Darko had initial laudatory views of Kwame Nkrumah’s Ghana but also shows in telling detail how the renaissance that should have been Ghana petered out. From the initial high-mindedness that informed the ambitious change of Ghana from the status of a client state in a colonial arrangement – the new home to intellectual giants such as W E B Du Bois and Maya Angelou – Ghana dissolved into an irresolute nation pursuing every whim with limited resources. The way in which Darko lists the misadventures of Ghana under Nkrumah: putting Ghana’s resources into a gliding school, erecting statues all over Ghana, pursuing real and phantom political foes from within the ranks of allies, philandering, nepotism, cronyism, seaport inefficiencies, and confused foreign policy among other acts of unwisdom, inexorably doomed the dream that was Ghana.

How the author portrays the stacked house of cards fated to finally fall is one of the real delights in Darko’s art of fiction. Darko lays some of the blame at the feet of Jofri, some at the feet of Nkrumah, some at the feet of the society they have failed to wean from shamanism, at the feet of their tardiness in overcoming the challenges of geography and so on. The final product is the painful demise of a dear dream.

The story builds and we see that the ordinary African is in many ways a much better human being than the ‘African elite’, who can no longer tell where his loyalties lie. The list is long but whether Darko talks of Jofri’s adopted mother or Ursula’s closest friends in Ghana or even the girls cutting fabric in the textile plant, the predisposition to malevolence in the ordinary African is far smaller in degree than the predisposition to evil in the elite. This is a very important point in the analysis of Darko and her criticism of her own context. What Africa needs is a higher breed of elites who are focused on what is important and not on the apples of Melanion meant to lure the rousing African Atalanta, as W E B Du Bois so aptly rendered it.

Melanin is not a curse, heedlessness is. Africa, so aptly symbolised in Darko’s fiction ordinarily cannot be defeated in a foot race but as examples from human history and mythology abound, can and indeed has been defeated by cunning. There is no substitute for focus, no replacement for staying the course in the evolution of a culture that triumphs over the many material and non-material distractions of life in the 21st century where capitalism is as fully developed as it is ever going to be.

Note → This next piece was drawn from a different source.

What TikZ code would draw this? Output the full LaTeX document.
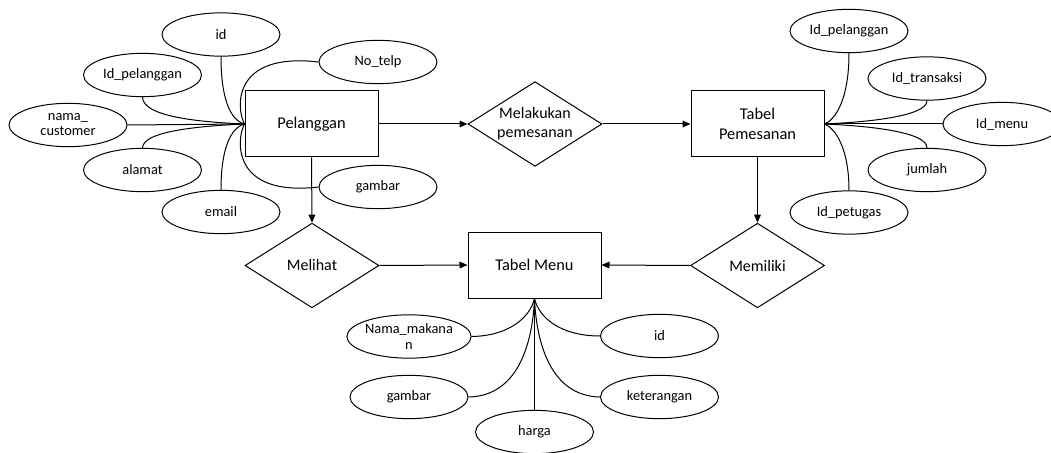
\documentclass[tikz,border=0pt]{standalone}
\usepackage{fontspec}
\setmainfont{Carlito}
\usetikzlibrary{shapes.geometric,arrows.meta}
\begin{document}
\begin{tikzpicture}[x=0.75pt,y=-0.75pt,
  every path/.style={line width=0.75pt},
  entity/.style={draw,rectangle,minimum width=99.75pt,minimum height=49.5pt,inner sep=0pt,align=center,font=\fontsize{12.3}{15}\selectfont},
  rel/.style={draw,diamond,aspect=1.58,minimum width=100.5pt,minimum height=63.5pt,inner sep=0pt,align=center,font=\fontsize{12}{14}\selectfont},
  attr/.style={draw,ellipse,minimum width=88.5pt,minimum height=32.5pt,inner sep=0pt,align=center,font=\fontsize{10.8}{11.3}\selectfont},
  arr/.style={-{Triangle[length=6pt,width=5pt]}},
  link/.style={draw}
]
\useasboundingbox (0,0) rectangle (1051,453);

% entities
\node[entity] (pel) at (311.5,124) {Pelanggan};
\node[entity] (pem) at (757.5,124) {Tabel\\Pemesanan};
\node[entity] (menu) at (534.5,265) {Tabel Menu};

% relations
\node[rel] (mel) at (535,124) {Melakukan\\pemesanan};
\node[rel] (lih) at (312,265.5) {Melihat};
\node[rel] (mil) at (757.5,265.5) {Memiliki};

% Pelanggan attributes
\node[attr] (pid) at (221,34.5) {id};
\node[attr] (pnotelp) at (378,62) {No\_telp};
\node[attr] (pidpel) at (142.5,75) {Id\_pelanggan};
\node[attr] (pnama) at (68,125) {nama\_\\customer};
\node[attr] (palamat) at (142.5,170) {alamat};
\node[attr] (pemail) at (221,212) {email};
\node[attr] (pgambar) at (378,187) {gambar};

% Pemesanan attributes
\node[attr] (midpel) at (849,31) {Id\_pelanggan};
\node[attr] (midtr) at (927,78.5) {Id\_transaksi};
\node[attr] (midmenu) at (1002,124) {Id\_menu};
\node[attr] (mjumlah) at (927,170) {jumlah};
\node[attr] (midpet) at (849,212.5) {Id\_petugas};

% Menu attributes
\node[attr] (tnama) at (409,336.5) {Nama\_makana\\n};
\node[attr] (tgambar) at (409,397) {gambar};
\node[attr] (tharga) at (534.5,432) {harga};
\node[attr] (tid) at (659.5,336) {id};
\node[attr] (tket) at (659.5,397) {keterangan};

% hubs
\coordinate (hp) at (pel.west);
\coordinate (hm) at (pem.east);
\coordinate (ht) at (menu.south);

% arrows
\draw[arr] (pel.east) -- (mel.west);
\draw[arr] (mel.east) -- (pem.west);
\draw[arr] (pel.south) -- (lih.north);
\draw[arr] (lih.east) -- (menu.west);
\draw[arr] (pem.south) -- (mil.north);
\draw[arr] (mil.west) -- (menu.east);

% Pelanggan links
\draw[link] (pid.south) .. controls (221,98) and (230,120) .. (hp);
\draw[link] (pnotelp.west) .. controls (232,52) and (236,108) .. (hp);
\draw[link] (pidpel.south) .. controls (143,117) and (200,122) .. (hp);
\draw[link] (pnama.east) -- (hp);
\draw[link] (palamat.north) .. controls (143,131) and (200,126) .. (hp);
\draw[link] (pemail.north) .. controls (221,150) and (230,128) .. (hp);
\draw[link] (pgambar.west) .. controls (232,197) and (236,140) .. (hp);

% Pemesanan links
\draw[link] (midpel.south) .. controls (849,100) and (835,120) .. (hm);
\draw[link] (midtr.south) .. controls (927,116) and (870,122) .. (hm);
\draw[link] (midmenu.west) -- (hm);
\draw[link] (mjumlah.north) .. controls (927,132) and (870,126) .. (hm);
\draw[link] (midpet.north) .. controls (849,148) and (835,128) .. (hm);

% Menu links
\draw[link] (tnama.east) .. controls (508,336) and (530,318) .. (ht);
\draw[link] (tgambar.east) .. controls (522,396) and (533,335) .. (ht);
\draw[link] (tharga.north) -- (ht);
\draw[link] (tid.west) .. controls (561,336) and (539,318) .. (ht);
\draw[link] (tket.west) .. controls (547,396) and (536,335) .. (ht);
\end{tikzpicture}
\end{document}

All it would have taken Jofri to overcome his demons was a steady aim. All, perhaps, it would have taken for the marriage of Jofri and Ursula to survive was a better awareness of what they were getting into when the two of them decided to settle in Ghana. It is a matter of some shame that the biracial alliances in Europe tend to survive more than those in Africa where society is allowed to dictate so much that should be in the domain of the partners in a marriage. Indeed, biracial marriages located in the heart of empire have the advantage of power but must also contend with the resistance of the imperium. The moral of the story is that these special alliances come with special challenges.

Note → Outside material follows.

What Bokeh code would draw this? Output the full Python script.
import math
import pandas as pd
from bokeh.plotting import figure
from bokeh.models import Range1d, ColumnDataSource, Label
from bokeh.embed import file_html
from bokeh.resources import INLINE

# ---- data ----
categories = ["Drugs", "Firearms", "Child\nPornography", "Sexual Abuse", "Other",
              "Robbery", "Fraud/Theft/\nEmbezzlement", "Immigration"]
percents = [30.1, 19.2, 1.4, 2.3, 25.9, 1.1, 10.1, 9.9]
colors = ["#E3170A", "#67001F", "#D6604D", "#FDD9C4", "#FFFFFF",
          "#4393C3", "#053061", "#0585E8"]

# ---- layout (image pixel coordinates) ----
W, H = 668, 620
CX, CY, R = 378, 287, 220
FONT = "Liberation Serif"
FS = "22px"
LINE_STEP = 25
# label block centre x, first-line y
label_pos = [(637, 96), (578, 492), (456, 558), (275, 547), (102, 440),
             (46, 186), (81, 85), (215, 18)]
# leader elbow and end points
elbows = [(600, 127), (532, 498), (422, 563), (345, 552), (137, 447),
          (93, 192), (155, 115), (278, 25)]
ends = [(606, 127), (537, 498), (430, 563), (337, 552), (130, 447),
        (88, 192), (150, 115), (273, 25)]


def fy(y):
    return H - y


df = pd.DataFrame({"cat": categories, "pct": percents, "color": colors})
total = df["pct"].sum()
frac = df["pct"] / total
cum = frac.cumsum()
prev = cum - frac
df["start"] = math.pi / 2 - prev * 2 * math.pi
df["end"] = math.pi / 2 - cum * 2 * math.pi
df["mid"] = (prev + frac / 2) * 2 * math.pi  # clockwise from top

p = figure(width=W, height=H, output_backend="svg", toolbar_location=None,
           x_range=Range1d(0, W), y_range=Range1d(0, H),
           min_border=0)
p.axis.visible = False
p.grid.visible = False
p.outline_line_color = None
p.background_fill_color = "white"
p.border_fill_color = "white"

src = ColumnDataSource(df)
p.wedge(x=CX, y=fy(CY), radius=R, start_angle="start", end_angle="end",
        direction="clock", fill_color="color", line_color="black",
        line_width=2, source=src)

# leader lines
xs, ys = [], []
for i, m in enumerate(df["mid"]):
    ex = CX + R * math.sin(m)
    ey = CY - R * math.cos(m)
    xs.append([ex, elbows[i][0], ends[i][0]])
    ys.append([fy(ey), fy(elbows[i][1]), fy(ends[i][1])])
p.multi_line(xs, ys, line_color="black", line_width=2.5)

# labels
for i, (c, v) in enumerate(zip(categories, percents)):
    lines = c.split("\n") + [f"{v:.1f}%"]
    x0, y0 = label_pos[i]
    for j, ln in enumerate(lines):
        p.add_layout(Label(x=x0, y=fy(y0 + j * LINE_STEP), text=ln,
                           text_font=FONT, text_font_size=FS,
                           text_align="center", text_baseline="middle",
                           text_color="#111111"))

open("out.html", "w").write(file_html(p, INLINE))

When Darko tries to explain the beliefs of Jofri’s people or the failed attempts to resolve Jofri’s own metaphysical dilemmas, the novel loses steam. Like Jofri’s name (corrupted from Geoffrey) the identity crisis is never quite resolved. Would the crisis be resolved if Amo, Jofri’s adopted middle name, were to be his main identity? The answer is in the negative. Amo, from recent discoveries in the history of ideas, is one of the earliest Enlightenment thinkers but remained luckless in love.

Amma Darko has become adept at using the relationship between the sexes to show how power really works, what are the limits of religion, why the problems persist and who most likely has the solutions. The individual has a lot to account for in the reckoning that must happen for unions like the brief candle in the wind that is Ursula and Jofri. The generation that pioneered the re-membering of Africa cannot possibly finish the task but the succeeding generations must know what went on before and be aware that the pursuit of wholeness cannot be attained without respect for self and the other.